TAKE 4: “Vertical farms are in the trough of disillusionment”
If anyone is interested in learning the latest woes of vertical farming, Fast Company wrote a very bearish article on the emerging industry. While I’m happy to admit my confidence in the industry long term, the reality is this article is spot on. Earlier this month, I wrote about the similar distress the industry faces. Commodity producers that act and spend as if they’re tech companies will not carry out a practice that induces a return on invested capital.
Just as there is for outdoor production, there must be a bifurcation between producers and tech providers. An Iowa row crop farmer would not spend tens of millions to develop proprietary technology that can only be used on their farm to produce corn and soy. The business models, employee culture, and core competencies just don’t match mix well. Producing an undifferentiated commodity is very different than developing technology infrastructure. The strategic framework and return on capital for those propositions are day and night. To hit this point home, I’ll recommend a great analogy that Jeff Bezos has used:
Jeff uses this analogy for AWS. He talks about European beer breweries around the turn of the 20th century.

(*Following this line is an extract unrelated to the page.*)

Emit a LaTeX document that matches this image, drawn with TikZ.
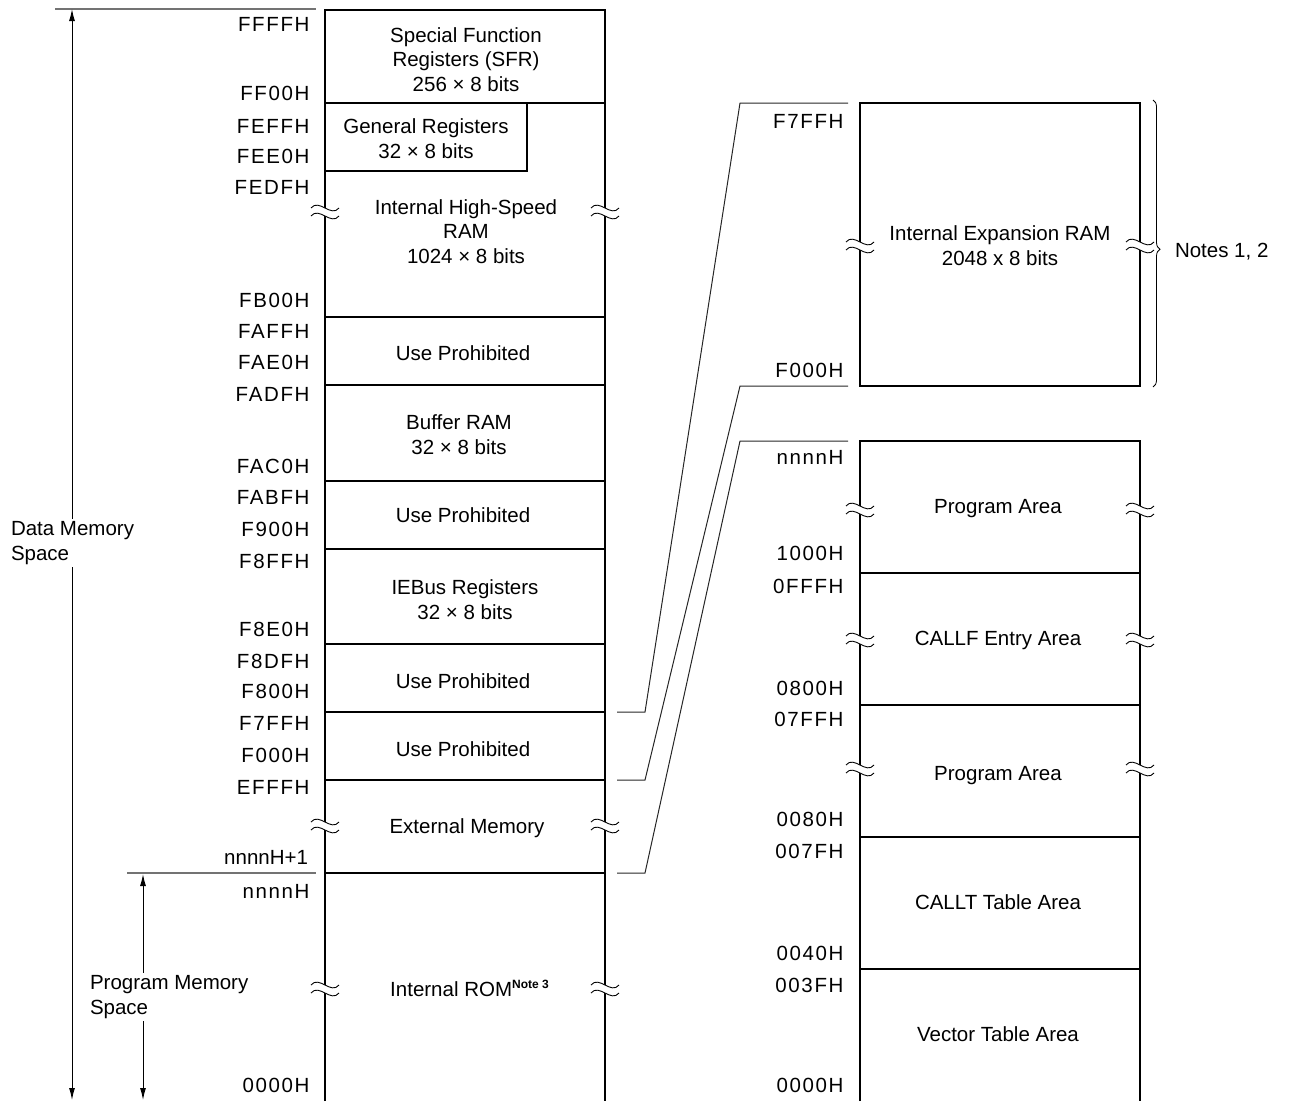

Electricity has just been invented. This was this massive enabling technology. Breweries could now brew vastly more quantities of beer than you could before electricity.
The first breweries to adopt it built their own power generators. It worked fine for a few years but it was super capital intensive.
Then the utilities companies came along and the next generation of breweries just rented the power from the utilities companies.
[They beat] the first generation of breweries because guess what: whoever makes your electricity has no impact on how your beer tastes.
Jeff’s argument to all of these startups [at YC] was focus on what makes your beer taste better.
There’s two lessons here. One, which is what he’s arguing - you should focus on the attributes of your product that your customers are going to care about.
The second, if you look what Bezos did, not what he said, is that being a utility company is an exceedingly great business. Particularly, being an unregulated utility company.
It can be so defensible and powerful. If you can be a mission critical piece of infrastructure that other companies can use that they need, but doesn’t actually make their beer taste better, it’s a great place to be.
In all, I’d highly advise any companies that try to attempt both, to rethink their goals and strengths/weaknesses. Sure, just growing leafy greens isn’t that sexy, but it can be profitable!
TAKE 5: “Brand evolution”
This week was my first monthly Deep Dive post where I discussed brand evolution. An interesting takeaway from watching consumer value towards brands over decades is that in the short term, brands are often dictated by trends. However, in the long term, they’re dictated by technology shifts.
In the past 20 years, it’s clear that tech platforms (Apple, Amazon, Google, etc.) have become our most valued brands in exchange for physical products (Coke, Nike, etc.).
Watch the change of the most valuable brands from 2000 to 2022:
Ag brands are quite strong with farmers. However, given the changes seen in consumer brand value, it’s fair to assume that a farmer’s value toward brands will change as the role is augmented with increased digitization and automation. Will the workflow automation software have higher brand value than the machinery itself?
Supplemented with that, I discuss how content creation and “influencers” have a role in the distribution and marketing of products. Ag retailers are basically local influences. However, creating an omnichannel presence for them to interact with will be key.